Itzel Ramírez
Del sospechosismo de Santiago Creel a la vaquita amarilla de Sergio Mayer, los políticos mexicanos nos obsequian cada ocurrencia que evidencia su falta de lucidez, en un asunto tragicómico que, por fortuna, es aprovechado con maestría por cartonistas y creadores de memes.
Frecuentemente, estas salidas de tono reflejan la visión que del poder público tienen quienes lo detentan, resultando en estampas lamentables por cómo retratan los dichos al personaje.
Cuando en un debate presidencial el entonces candidato Ricardo Anaya prometía entregar tablets a todos los campesinos para que revisaran los precios de mercado de su producto, era evidente que el panista desconocía el modo de vida de los agricultores. Al abanderado del PRI, José Antonio Meade, le parecía buena idea crear el Registro Nacional de Necesidades de Cada Persona, donde se inscribirían cualquier tipo de requerimientos, como si este país no estuviera atascado de burocracia e instituciones por doquier.
El ejemplo del que me ocupo es el del presidente Andrés Manuel López Obrador, que el domingo pasado en Balancán, Tabasco, reiteró la propuesta de crear el Instituto para Devolverle al Pueblo lo Robado, ahí nomás el nombrecito. La razón, dijo el mandatario, es que eso de “extinción de dominio”, el término que se usa para designar la pérdida de derechos de propiedad, no es de entendimiento popular. Folclórica, creo, pero válida la explicación.
Luego, el presidente mencionó que una vez vendidos los bienes confiscados a la delincuencia, el dinero se usará para obras en los municipios más pobres del país. De nuevo, totalmente lógico el razonamiento del mandatario.
La marrana tuerce el rabo (sigamos el ánimo), cuando López Obrador dijo que cada obra tendrá una placa que diga: “‘Esto se obtuvo del cártel fulano o mengano. Esto se obtuvo de lo que se le confiscó al político corrupto fulano de tal’”.
“¡Que viva el corrupto!, ¡gracias, señor narco!”, parece ser el mensaje detrás del anuncio. ¿Es en serio que tenemos que obsequiar una mención a los narcotraficantes?, si estamos llenos de corridos, series, libros y marcas que romantizan a los delincuentes, ¿requerimos todavía que sus nombres estén en escuelas, hospitales, caminos…?

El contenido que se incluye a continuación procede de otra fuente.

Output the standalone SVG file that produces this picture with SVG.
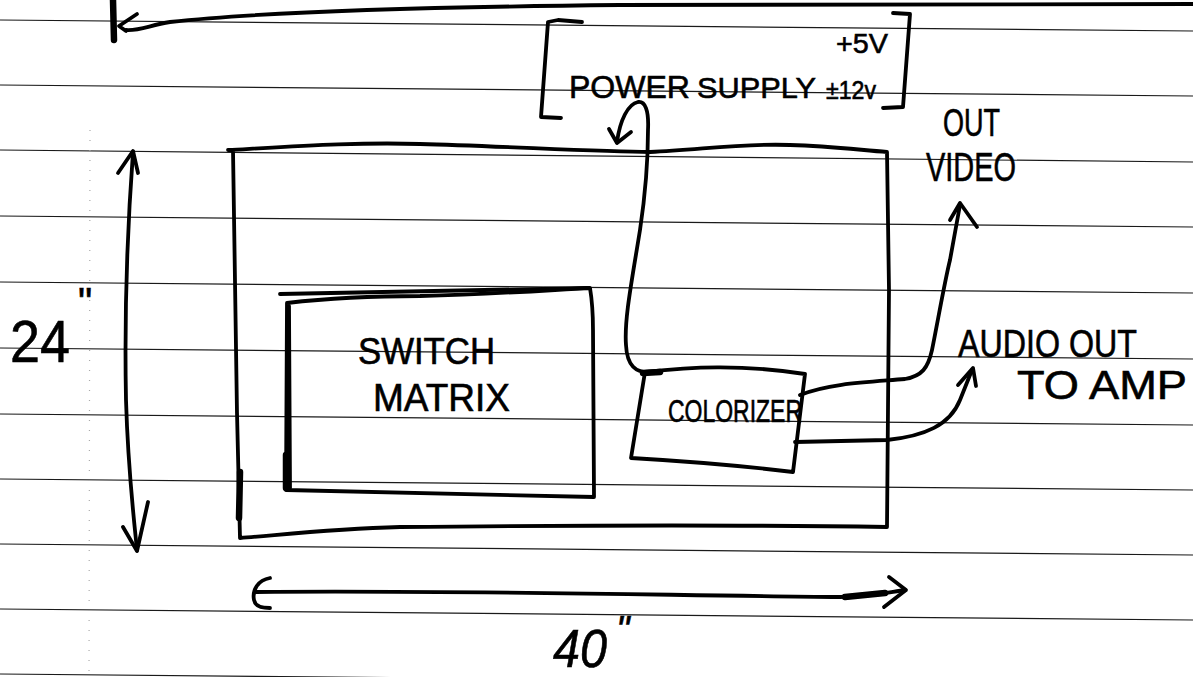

Lleno está el país de calles, edificios, monumentos de heroica pretensión, con nombres de políticos que al paso de los años resultaron impresentables (solo baste recordar los Moreira de Tamaulipas o los Duarte de Veracruz). Ahora, su nombre estará en una placa que recuerde que, gracias a su corrupción, hay una obra en beneficio de la gente.
¿Se merecen estos personajes ese lugar en nuestra historia?
Como si México no tuviera a raudales deudas con la memoria histórica de gente asesinada, desaparecida, victimizada, ultrajada hasta el cansancio por la autoridad misma; para ellos no hubo justicia, ahora, tampoco un lugar en la memoria.
Encima, aparece aquello de aplaudirle a la autoridad por hacer su trabajo. Porque hace años que tanto el Servicio de Administración Tributaria como la Fiscalía General de la República, el Servicio de Administración Tributaria, la Unidad de Inteligencia Financiera de Hacienda, y el Poder Judicial en todas sus instancias, tienen por mandato perseguir y castigar con la extinción de dominio a los delincuentes.
Golpear a la delincuencia en sus finanzas ha sido el talón de Aquiles del sistema de justicia en México. Son comunes los hallazgos de negocios y propiedades millonarias que siguen tranquilamente al servicio de las familias de delincuentes juzgados y encarcelados.
Hablando de renovación moral, ¿no será hora de dejarnos de ocurrencias?
DESDE LA FRANJA
Hace días, una gran defensora de derechos humanos me recordaba el caso de María Sagrario González Flores, joven de 17 años asesinada en 1998 en Ciudad Juárez. Su madre, Paula Flores, junto con otras madres de mujeres asesinadas, logró que un preescolar llevara el nombre de su hija, que tenía el sueño de ser profesora. Veintiún años después de su muerte, el caso sigue abierto. Sagrario tiene más que una placa, toda una escuela que honra su memoria.